For billfish (sailfish, marlin) the release standard is in-water: the fish is unhooked alongside the boat with the leader cut close to the hook, no gaffing, no lifting onto the deck. Captains who routinely lift sailfish onto the deck for hero shots are working below the industry standard.

FAQ

Frequently asked questions

Is catch-and-release required at Thai pay-lakes?

Almost always for the trophy species the lake stocks (Mekong catfish, Siamese carp, arapaima, alligator gar, big snakehead). Most premium pay-lakes will not allow you to remove a trophy fish. Some venues permit keeping smaller stocked species like tinfoil barb or red-tail catfish — confirm with venue staff before assuming.

What about wild-water fishing — can I keep a wild Mekong catfish or mahseer?

No, you should not. Wild Mekong giant catfish and mahseer are both threatened in Thailand. Reputable guides will refuse to land a wild specimen if there is any sign you plan to keep it. The cultural and conservation expectation is release-and-recover regardless of the legal grey area.

Is C&R required for sailfish, marlin, and GT?

Yes, by industry norm. Every Andaman charter operator we have heard of treats sailfish, marlin, and giant trevally as release-only. The release should ideally be in-water (no lifting onto the deck) for billfish. Reputable captains will refuse to gaff a sailfish.

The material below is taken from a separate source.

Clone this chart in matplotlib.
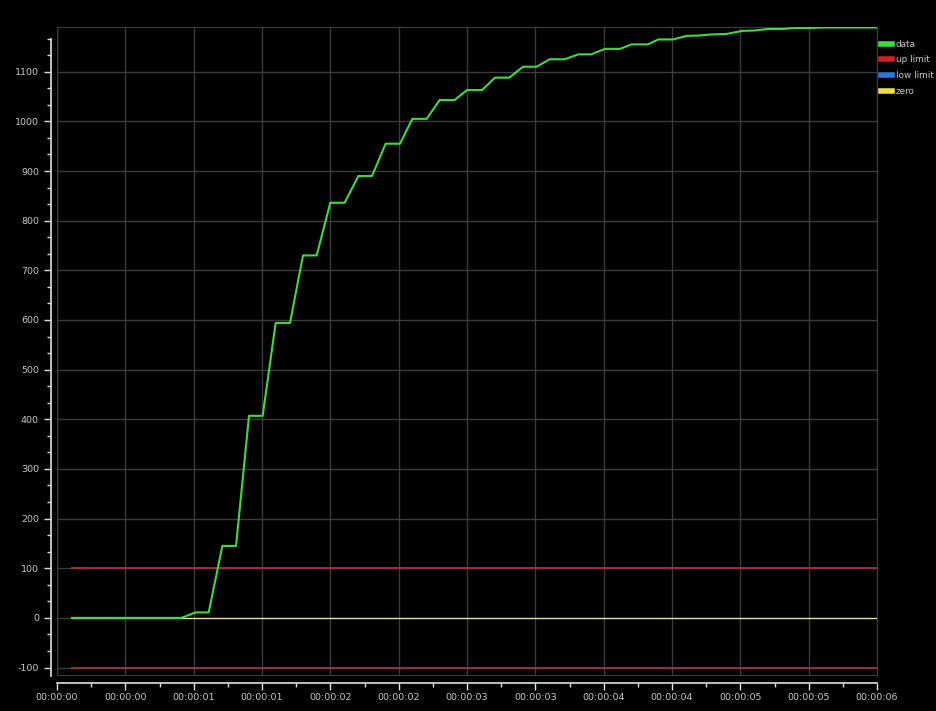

What's the right photo procedure?

Water-cradle. Hold the fish horizontally, supported under the belly, in the water or just above it. Lift briefly (under thirty seconds) for the shot. Wet hands. No vertical jaw-hold for large fish — it damages the jaw and the vertebral column.

When should I NOT release a fish?

When the fish is too exhausted to recover, when it has swallowed a hook past the gills with no way to safely remove it, or when bleeding from gills is heavy. A dignified humane dispatch is sometimes the right call. Discuss with the venue or guide before deciding.